When Forced Perspective Fails—and How to Save It
The most common failure mode in extreme-angle fashion photography is spatial incoherence. When the foreground element grows too large, the model's body becomes unmoored—floating limbs without anatomical connection to the visible mass. This happens when spatial instructions lack the percentage anchors discussed earlier, or when pose description fails to specify how the body arranges around the dominant foreground.
The solution lies in kinematic description. "Mid-stride" implies specific body organization: weight transfer, leg extension, arm counterbalance. The AI renders these relationships more reliably than static pose requests because movement description implies physical necessity. A body in stride must connect to the ground; the visible boot therefore gains anatomical justification. Without this, the boot becomes abstract shape, the model arbitrary figure.
Another failure emerges from lighting-direction ambiguity. "Harsh midday sun" specifies quality and time but benefits from positional precision. Our revision adds "positioned at upper left frame edge" to create consistent shadow direction across both boot and model. Inconsistent lighting—boot lit from left, face from right—shatters the single-source illusion that makes natural light photography credible. The sunstar flare at the specified position confirms this coherence, providing a visual anchor that unifies all elements under shared illumination.
Finally, background specification prevents the common error of environmental abstraction. "White sand dunes" produces smooth, studio-backdrop emptiness. "Stark white gypsum sand dunes with subtle ripple patterns stretching to horizon" creates dimensional space—visible ground plane, atmospheric depth through the horizon line, textural interest that survives even when out of focus. The deep navy sky completes this environmental specificity, providing color-field backdrop that reads as real location rather than digital void.

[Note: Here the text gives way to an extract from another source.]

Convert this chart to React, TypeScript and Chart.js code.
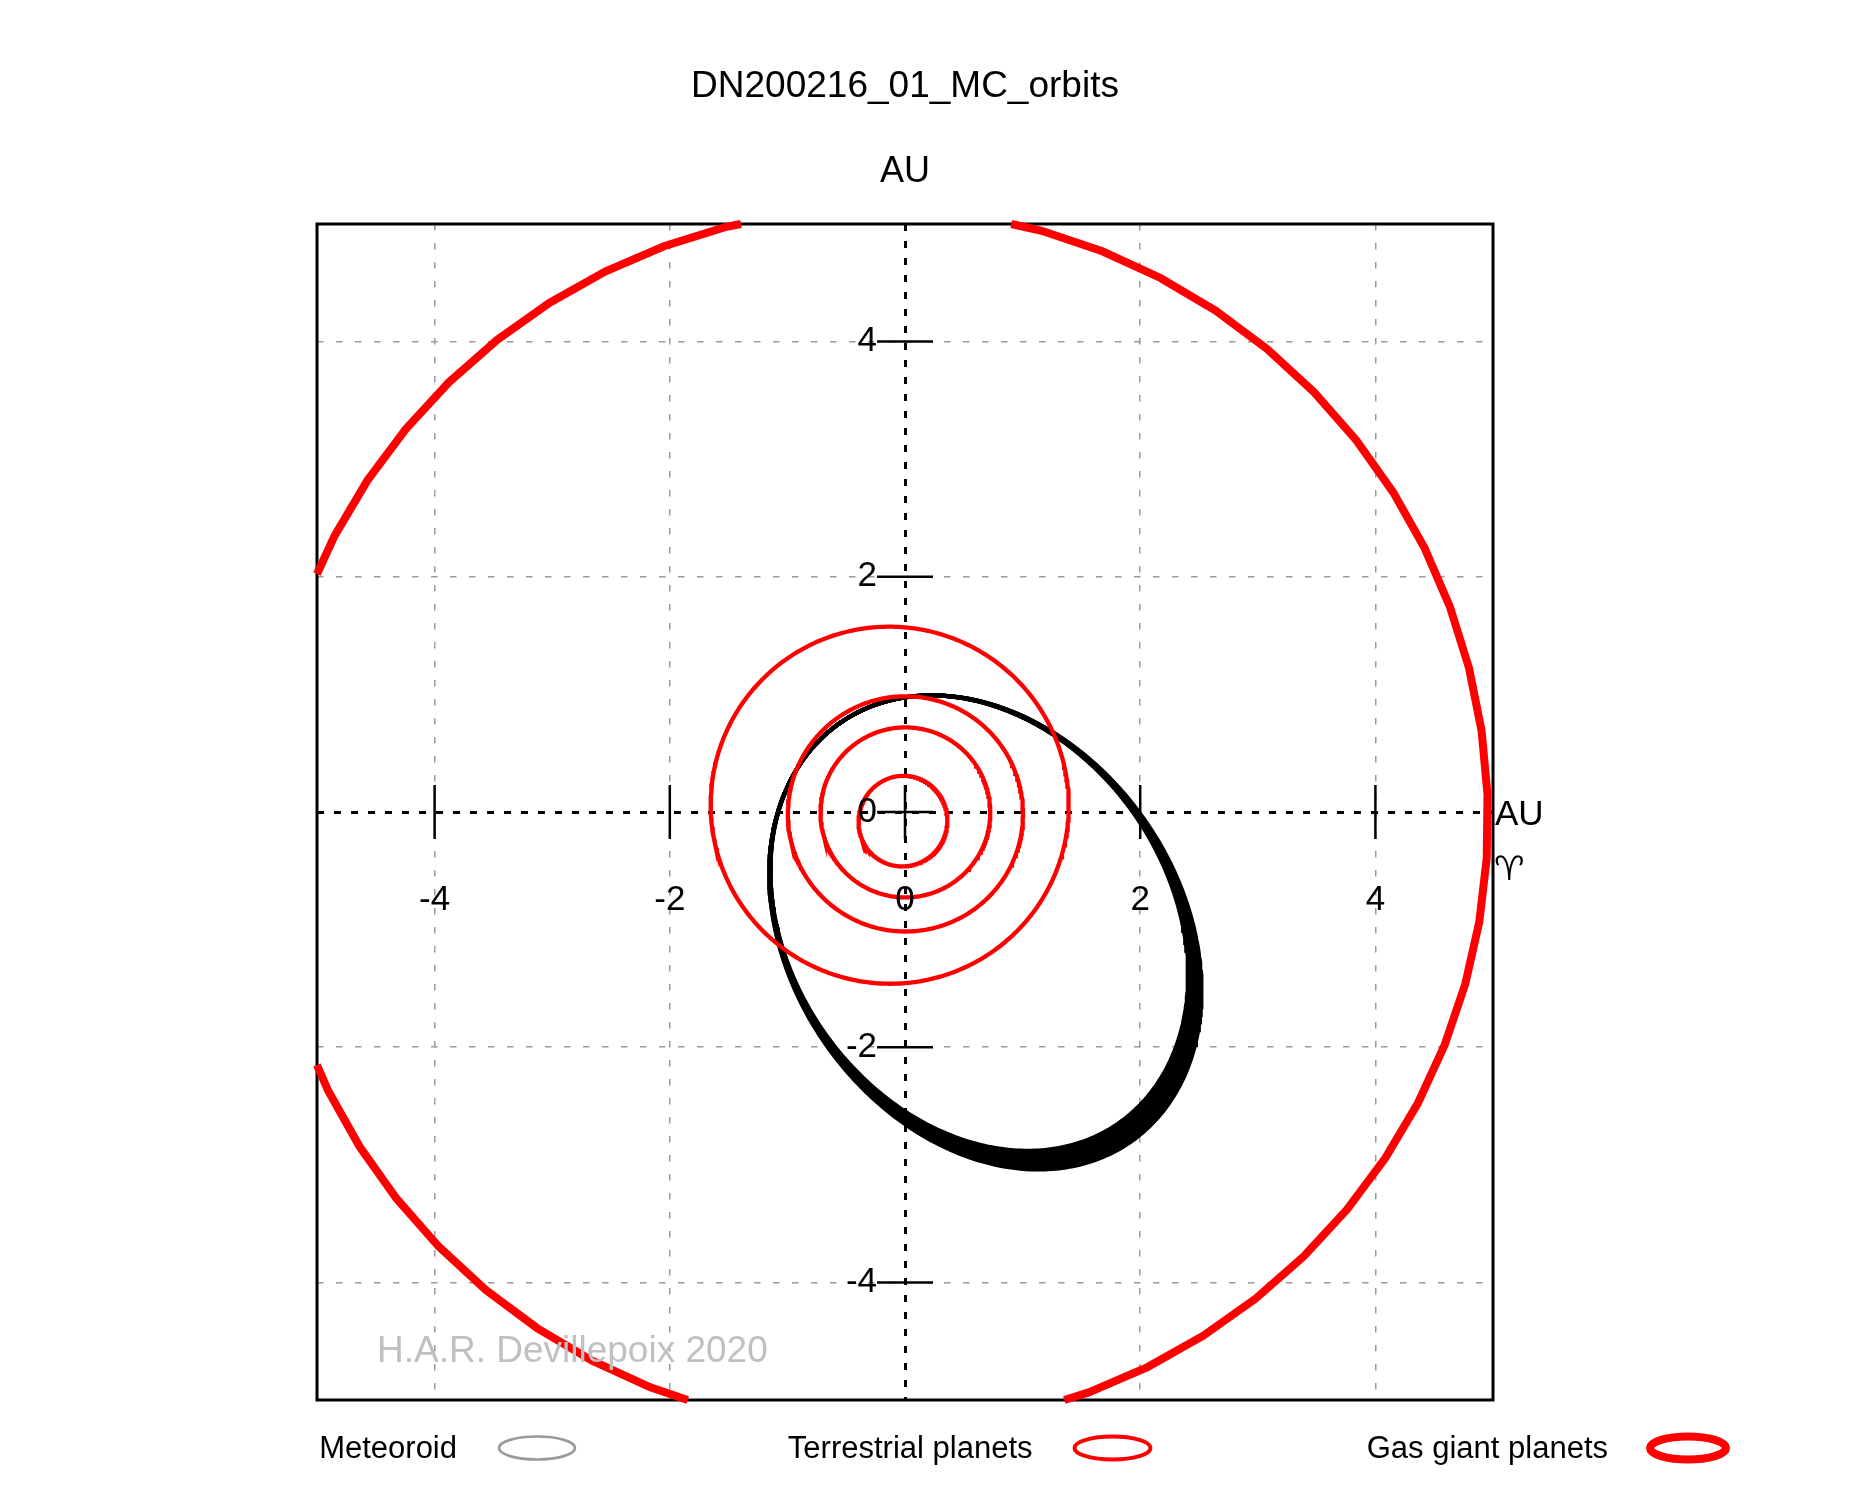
import { useEffect, useRef } from 'react';
import { Chart, registerables } from 'chart.js';

Chart.register(...registerables);

// Axis ticks (AU)
const tickValues = [-4, -2, 0, 2, 4];
const tickLabels = ['-4', '-2', '0', '2', '4'];
const axisLimit = 5;

// Planetary orbital elements (a [AU], e, i [deg], node [deg], arg. of perihelion [deg])
const planetNames = ['Mercury', 'Venus', 'Earth', 'Mars', 'Jupiter'];
const planetA = [0.387, 0.723, 1.0, 1.524, 5.203];
const planetE = [0.2056, 0.0068, 0.0167, 0.0934, 0.0484];
const planetInc = [7.0, 3.39, 0.0, 1.85, 1.3];
const planetNode = [48.33, 76.68, 0.0, 49.56, 100.46];
const planetArgPeri = [29.12, 54.88, 102.94, 286.5, 273.87];
const planetGiant = [false, false, false, false, true];

// Monte Carlo clones of the meteoroid orbit
const cloneA = [2.074, 2.0845, 2.095, 2.1055, 2.116, 2.1265, 2.137, 2.1475, 2.158, 2.1685];
const cloneE = [0.5482, 0.5505, 0.5527, 0.555, 0.5572, 0.5594, 0.5615, 0.5637, 0.5658, 0.5679];
const meteoroidInc = 21.75;
const meteoroidNode = 128.0;
const meteoroidArgPeri = 355.4;

const legendLabels = ['Meteoroid', 'Terrestrial planets', 'Gas giant planets'];
const legendColors = ['#9a9a9a', '#ff0000', '#ff0000'];
const legendWidths = [2.7, 4, 8];

const FONT = "'Liberation Sans', Arial, sans-serif";

type Pt = { x: number | null; y: number | null };

const rad = (d: number) => (d * Math.PI) / 180;

// Ecliptic (x, y) projection of a Keplerian orbit, sampled in eccentric anomaly from E0
function projectOrbit(a: number, e: number, inc: number, node: number, argPeri: number, steps: number, E0 = 0) {
  const ci = Math.cos(rad(inc));
  const cO = Math.cos(rad(node));
  const sO = Math.sin(rad(node));
  const cw = Math.cos(rad(argPeri));
  const sw = Math.sin(rad(argPeri));
  const px = cO * cw - sO * sw * ci;
  const py = sO * cw + cO * sw * ci;
  const qx = -cO * sw - sO * cw * ci;
  const qy = -sO * sw + cO * cw * ci;
  const b = a * Math.sqrt(1 - e * e);
  const pts: { x: number; y: number }[] = [];
  for (let k = 0; k <= steps; k++) {
    const E = E0 + (2 * Math.PI * k) / steps;
    const u = a * (Math.cos(E) - e);
    const v = b * Math.sin(E);
    pts.push({ x: u * px + v * qx, y: u * py + v * qy });
  }
  return pts;
}

// Cut a polyline at the plot box; pieces are separated by null points
function clipToBox(pts: { x: number; y: number }[], lo: number, hi: number): Pt[] {
  const out: Pt[] = [];
  let open = false;
  for (let k = 0; k < pts.length - 1; k++) {
    const p = pts[k];
    const q = pts[k + 1];
    const dx = q.x - p.x;
    const dy = q.y - p.y;
    let t0 = 0;
    let t1 = 1;
    let visible = true;
    const checks = [
      [-dx, p.x - lo],
      [dx, hi - p.x],
      [-dy, p.y - lo],
      [dy, hi - p.y],
    ];
    for (const [pp, qq] of checks) {
      if (pp === 0) {
        if (qq < 0) {
          visible = false;
          break;
        }
      } else {
        const r = qq / pp;
        if (pp < 0) {
          if (r > t1) {
            visible = false;
            break;
          }
          if (r > t0) t0 = r;
        } else {
          if (r < t0) {
            visible = false;
            break;
          }
          if (r < t1) t1 = r;
        }
      }
    }
    if (!visible) {
      if (open) {
        out.push({ x: null, y: null });
        open = false;
      }
      continue;
    }
    if (!open || t0 > 0) {
      if (open) out.push({ x: null, y: null });
      out.push({ x: p.x + t0 * dx, y: p.y + t0 * dy });
      open = true;
    }
    out.push({ x: p.x + t1 * dx, y: p.y + t1 * dy });
    if (t1 < 1) {
      out.push({ x: null, y: null });
      open = false;
    }
  }
  return out;
}

const decorPlugin = {
  id: 'orbitDecor',
  beforeDatasetsDraw(chart: any) {
    const { ctx, chartArea } = chart;
    const { left, top, right, bottom } = chartArea;
    ctx.save();
    ctx.strokeStyle = '#000';
    ctx.lineWidth = 3;
    ctx.strokeRect(left, top, right - left, bottom - top);
    ctx.restore();
  },
  afterDatasetsDraw(chart: any) {
    const { ctx, chartArea } = chart;
    const { left, top, right, bottom } = chartArea;
    const xs = chart.scales.x;
    const ys = chart.scales.y;
    const x0 = xs.getPixelForValue(0);
    const y0 = ys.getPixelForValue(0);
    ctx.save();

    // tick marks crossing the central axes
    ctx.strokeStyle = '#000';
    ctx.lineWidth = 2.5;
    ctx.beginPath();
    tickValues.forEach((v) => {
      const px = xs.getPixelForValue(v);
      ctx.moveTo(px, y0 - 27);
      ctx.lineTo(px, y0 + 27);
      const py = ys.getPixelForValue(v);
      ctx.moveTo(x0 - 28, py);
      ctx.lineTo(x0 + 28, py);
    });
    ctx.stroke();

    // tick labels
    ctx.fillStyle = '#000';
    ctx.font = `35px ${FONT}`;
    ctx.textAlign = 'center';
    ctx.textBaseline = 'alphabetic';
    tickValues.forEach((v, i) => {
      ctx.fillText(tickLabels[i], xs.getPixelForValue(v), y0 + 98);
    });
    ctx.textAlign = 'right';
    ctx.textBaseline = 'middle';
    tickValues.forEach((v, i) => {
      ctx.fillText(tickLabels[i], x0 - 28, ys.getPixelForValue(v));
    });

    // axis unit labels and vernal equinox direction
    ctx.textAlign = 'left';
    ctx.textBaseline = 'alphabetic';
    ctx.font = `35px ${FONT}`;
    ctx.fillText('AU', right + 2, y0 + 13);
    ctx.font = "34px 'DejaVu Sans', sans-serif";
    ctx.fillText('\u2648\uFE0E', right + 1, y0 + 68);

    ctx.textAlign = 'center';
    ctx.font = `36px ${FONT}`;
    ctx.fillText('AU', x0, top - 42.5);
    ctx.font = `37px ${FONT}`;
    ctx.fillText('DN200216_01_MC_orbits', x0, top - 127);

    // author credit
    ctx.textAlign = 'left';
    ctx.fillStyle = '#c0c0c0';
    ctx.font = `37px ${FONT}`;
    ctx.fillText('H.A.R. Devillepoix 2020', left + 60, bottom - 38);

    // legend
    const ly = bottom + 48;
    legendLabels.forEach((label, i) => {
      const cx = left + 220 + i * 575.5;
      ctx.fillStyle = '#000';
      ctx.font = `31px ${FONT}`;
      ctx.textAlign = 'right';
      ctx.fillText(label, cx - 80, ly + 10);
      ctx.strokeStyle = legendColors[i];
      ctx.lineWidth = legendWidths[i];
      ctx.beginPath();
      ctx.ellipse(cx, ly, 38, 11.5, 0, 0, Math.PI * 2);
      ctx.stroke();
    });
    ctx.restore();
  },
};

const gridColor = (c: any) => (c.tick && c.tick.value === 0 ? '#000000' : '#9a9a9a');
const gridWidth = (c: any) => (c.tick && c.tick.value === 0 ? 3 : 1.5);
const gridDash = (c: any) => (c.tick && c.tick.value === 0 ? [7, 10] : [6.5, 12.5]);

export default function App() {
  const canvasRef = useRef<HTMLCanvasElement | null>(null);

  useEffect(() => {
    if (!canvasRef.current) return;

    const planetSets = planetNames.map((name, i) => {
      const giant = planetGiant[i];
      const pts = projectOrbit(
        planetA[i],
        planetE[i],
        planetInc[i],
        planetNode[i],
        planetArgPeri[i],
        giant ? 60 : 360,
        giant ? Math.PI : 0,
      );
      return {
        label: name,
        data: giant ? clipToBox(pts, -axisLimit, axisLimit) : pts,
        borderColor: '#ff0000',
        borderWidth: giant ? 8 : 4.3,
        showLine: true,
        spanGaps: false,
        pointRadius: 0,
        clip: 10,
        order: 0,
      };
    });

    const cloneSets = cloneA.map((a, i) => ({
      label: `MC clone ${i + 1}`,
      data: projectOrbit(a, cloneE[i], meteoroidInc, meteoroidNode, meteoroidArgPeri, 360),
      borderColor: '#000000',
      borderWidth: 4,
      showLine: true,
      pointRadius: 0,
      clip: 2,
      order: 1,
    }));

    const axisOpts = {
      type: 'linear' as const,
      min: -axisLimit,
      max: axisLimit,
      afterBuildTicks: (scale: any) => {
        scale.ticks = tickValues.map((v) => ({ value: v }));
      },
      ticks: { display: false },
      grid: { drawTicks: false, color: gridColor, lineWidth: gridWidth },
      border: { display: false, dash: gridDash },
    };

    const chart = new Chart(canvasRef.current, {
      type: 'scatter',
      data: { datasets: [...planetSets, ...cloneSets] as any },
      options: {
        responsive: false,
        animation: false,
        events: [],
        layout: { padding: { left: 317, top: 224, right: 382, bottom: 100 }, autoPadding: false },
        plugins: {
          legend: { display: false },
          tooltip: { enabled: false },
          title: { display: false },
        },
        scales: { x: axisOpts, y: axisOpts } as any,
      },
      plugins: [decorPlugin],
    });

    return () => chart.destroy();
  }, []);

  return (
    <div style={{ position: 'absolute', left: 0, top: 0, width: 1875, height: 1500, background: '#ffffff' }}>
      <canvas ref={canvasRef} width={1875} height={1500} style={{ display: 'block' }} />
    </div>
  );
}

Technical resources at Midjourney document additional parameter controls, while Leonardo AI offers alternative approaches to fashion photography with different aesthetic constraints.
Forced perspective fashion photography rewards technical precision over aesthetic suggestion. The extreme angles that make these images striking also expose every generational weakness—spatial ambiguity, material smoothness, lighting inconsistency. By specifying focal length, frame percentage, manufacturing detail, and environmental condition with numerical precision, you transform unpredictable spectacle into repeatable technique. The boot becomes monumental not through exaggeration but through optical truth: the way 10mm lenses actually see the world when placed where no standard photographer would dare.
Label: Fashion
Key Principle: Anchor every spatial relationship with measurable parameters—percentages, focal lengths, relative scales—rather than qualitative descriptions. The AI interprets numbers as constraints and adjectives as suggestions.